Antipater of Thessalonica

Antipater of Thessalonica (Greek: Ἀντίπατρος ὁ Θεσσαλονικεύς) was the author of over a hundred epigrams in the Greek Anthology. He is the most copious and perhaps the most interesting of the Augustan epigrammatists. He lived under the patronage of Lucius Calpurnius Piso (consul in BC 15 and then proconsul of Macedonia for several years), who appointed him governor of Thessalonica.

There are many allusions in his work to contemporary history:

  • one celebrates the foundation of Nicopolis by Octavianus, after the battle of Actium
  • one anticipates his victory over the Parthians in the expedition of 20 BC
  • one is addressed to Gaius Caesar, who died in AD 4. None can be ascribed securely to a date later than 4.

Waterwheel

Antipater is also known for being the first to mention use of the waterwheel in a poem. He tells of an advanced overshot wheel watermill around 20 BC/10 AD.[1] He praised for its use in grinding grain and the reduction of human labour:[2]
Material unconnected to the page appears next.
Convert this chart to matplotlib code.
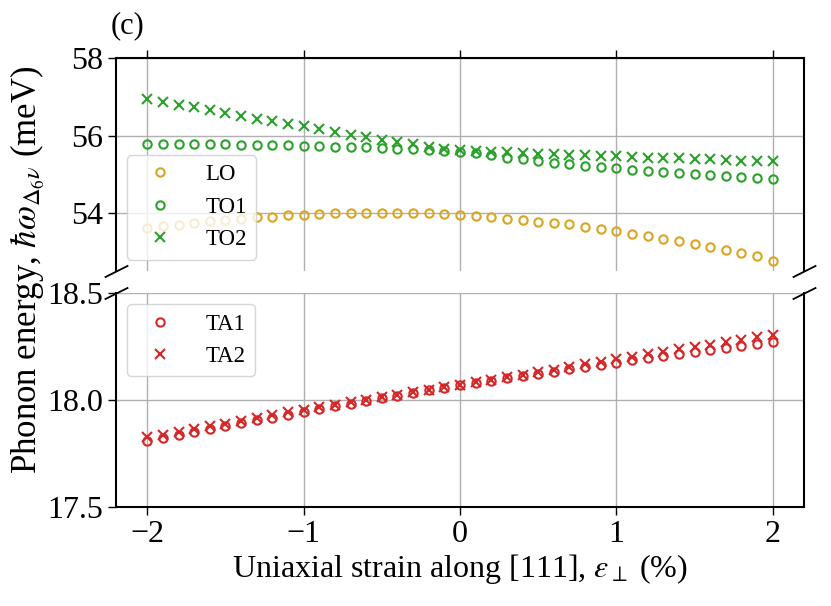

Hold back your hand from the mill, you grinding girls; even if the cockcrow heralds the dawn, sleep on. For Demeter has imposed the labours of your hands on the nymphs, who leaping down upon the topmost part of the wheel, rotate its axle; with encircling cogs,[3] it turns the hollow weight of the Nisyrian millstones. If we learn to feast toil-free on the fruits of the earth, we taste again the golden age.

The reference is important mentioning the mill, and supports other evidence of the antiquity of use. Taking indirect evidence into account from the work of the Greek technician Apollonius of Perge, the British historian of technology M.J.T. Lewis dates the appearance of the vertical-axle watermill to the early 3rd century BC, and the horizontal-axle watermill to around 240 BC, with Byzantium and Alexandria as the assigned places of invention. A watermill is reported by the Greek geographer Strabon (ca. 64 BC–AD 24) to have existed sometime before 71 BC in the palace of the Pontian king Mithradates VI Eupator, but its exact construction cannot be gleaned from the text (XII, 3, 30 C 556).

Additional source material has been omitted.